● DO THIS
Set down the data below from its first line to the line holding "const xTickPositions = [...categories.map((c)", inclusive; omit all pictures.

● RECORDED INFORMATION

|---|

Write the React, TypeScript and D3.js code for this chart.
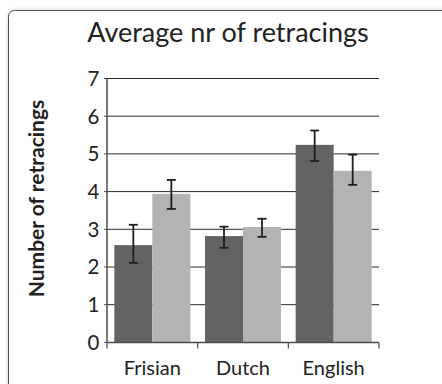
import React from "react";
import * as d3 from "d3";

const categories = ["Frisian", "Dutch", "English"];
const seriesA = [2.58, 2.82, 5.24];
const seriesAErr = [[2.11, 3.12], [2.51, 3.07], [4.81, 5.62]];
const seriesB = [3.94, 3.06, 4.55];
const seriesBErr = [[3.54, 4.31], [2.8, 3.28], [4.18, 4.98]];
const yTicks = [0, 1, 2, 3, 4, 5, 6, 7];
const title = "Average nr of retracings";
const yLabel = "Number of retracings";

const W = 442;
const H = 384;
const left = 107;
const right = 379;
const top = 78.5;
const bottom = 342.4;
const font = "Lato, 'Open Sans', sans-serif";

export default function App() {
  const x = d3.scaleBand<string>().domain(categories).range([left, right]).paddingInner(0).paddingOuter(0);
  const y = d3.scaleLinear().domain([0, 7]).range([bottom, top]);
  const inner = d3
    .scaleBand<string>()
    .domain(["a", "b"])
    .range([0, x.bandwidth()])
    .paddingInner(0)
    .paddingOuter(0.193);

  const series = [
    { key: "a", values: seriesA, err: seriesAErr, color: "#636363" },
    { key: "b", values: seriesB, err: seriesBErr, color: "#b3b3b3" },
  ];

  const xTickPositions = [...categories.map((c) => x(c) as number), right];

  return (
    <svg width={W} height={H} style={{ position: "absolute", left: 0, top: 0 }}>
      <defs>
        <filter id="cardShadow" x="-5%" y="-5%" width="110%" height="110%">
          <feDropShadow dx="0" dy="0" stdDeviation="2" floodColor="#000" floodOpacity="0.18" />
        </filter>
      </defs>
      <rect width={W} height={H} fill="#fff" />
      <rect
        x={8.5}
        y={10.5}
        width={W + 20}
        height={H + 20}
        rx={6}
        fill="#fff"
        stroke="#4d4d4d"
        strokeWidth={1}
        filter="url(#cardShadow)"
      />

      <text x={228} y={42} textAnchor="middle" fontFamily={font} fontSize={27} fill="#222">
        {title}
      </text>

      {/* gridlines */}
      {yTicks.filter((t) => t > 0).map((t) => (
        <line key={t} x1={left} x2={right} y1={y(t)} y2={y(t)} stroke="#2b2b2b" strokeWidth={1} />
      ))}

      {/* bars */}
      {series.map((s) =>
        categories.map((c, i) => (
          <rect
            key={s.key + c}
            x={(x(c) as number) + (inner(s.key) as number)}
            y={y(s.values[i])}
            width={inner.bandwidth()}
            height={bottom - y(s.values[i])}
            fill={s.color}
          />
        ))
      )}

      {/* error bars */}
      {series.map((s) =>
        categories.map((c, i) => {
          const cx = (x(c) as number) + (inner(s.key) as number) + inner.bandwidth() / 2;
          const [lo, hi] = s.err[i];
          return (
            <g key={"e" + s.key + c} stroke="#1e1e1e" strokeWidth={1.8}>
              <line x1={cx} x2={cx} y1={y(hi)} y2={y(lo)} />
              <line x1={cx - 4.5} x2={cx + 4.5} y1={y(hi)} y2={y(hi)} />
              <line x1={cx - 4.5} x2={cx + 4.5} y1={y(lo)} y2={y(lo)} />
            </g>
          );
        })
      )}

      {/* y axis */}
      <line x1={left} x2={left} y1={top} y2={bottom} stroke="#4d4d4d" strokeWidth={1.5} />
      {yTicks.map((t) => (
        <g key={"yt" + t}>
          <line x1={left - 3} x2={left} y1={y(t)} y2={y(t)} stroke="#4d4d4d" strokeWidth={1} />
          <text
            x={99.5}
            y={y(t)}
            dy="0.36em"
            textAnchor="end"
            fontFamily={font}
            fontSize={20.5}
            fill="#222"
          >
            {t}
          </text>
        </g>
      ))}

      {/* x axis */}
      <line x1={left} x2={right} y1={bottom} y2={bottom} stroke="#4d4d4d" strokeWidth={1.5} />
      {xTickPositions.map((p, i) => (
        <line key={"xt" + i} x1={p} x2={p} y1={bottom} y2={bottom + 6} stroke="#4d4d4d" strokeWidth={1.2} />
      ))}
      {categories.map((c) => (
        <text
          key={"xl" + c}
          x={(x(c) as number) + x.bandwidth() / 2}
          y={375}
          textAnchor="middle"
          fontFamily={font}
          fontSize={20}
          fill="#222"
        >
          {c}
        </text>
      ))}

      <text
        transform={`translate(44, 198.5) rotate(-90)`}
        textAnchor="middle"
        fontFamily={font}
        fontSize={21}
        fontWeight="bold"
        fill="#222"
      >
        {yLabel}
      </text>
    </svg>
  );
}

|---|

● FINISHED EXERCISE
Write the React, TypeScript and D3.js code for this chart.
import React from "react";
import * as d3 from "d3";

const categories = ["Frisian", "Dutch", "English"];
const seriesA = [2.58, 2.82, 5.24];
const seriesAErr = [[2.11, 3.12], [2.51, 3.07], [4.81, 5.62]];
const seriesB = [3.94, 3.06, 4.55];
const seriesBErr = [[3.54, 4.31], [2.8, 3.28], [4.18, 4.98]];
const yTicks = [0, 1, 2, 3, 4, 5, 6, 7];
const title = "Average nr of retracings";
const yLabel = "Number of retracings";

const W = 442;
const H = 384;
const left = 107;
const right = 379;
const top = 78.5;
const bottom = 342.4;
const font = "Lato, 'Open Sans', sans-serif";

export default function App() {
  const x = d3.scaleBand<string>().domain(categories).range([left, right]).paddingInner(0).paddingOuter(0);
  const y = d3.scaleLinear().domain([0, 7]).range([bottom, top]);
  const inner = d3
    .scaleBand<string>()
    .domain(["a", "b"])
    .range([0, x.bandwidth()])
    .paddingInner(0)
    .paddingOuter(0.193);

  const series = [
    { key: "a", values: seriesA, err: seriesAErr, color: "#636363" },
    { key: "b", values: seriesB, err: seriesBErr, color: "#b3b3b3" },
  ];

  const xTickPositions = [...categories.map((c) => x(c) as number), right];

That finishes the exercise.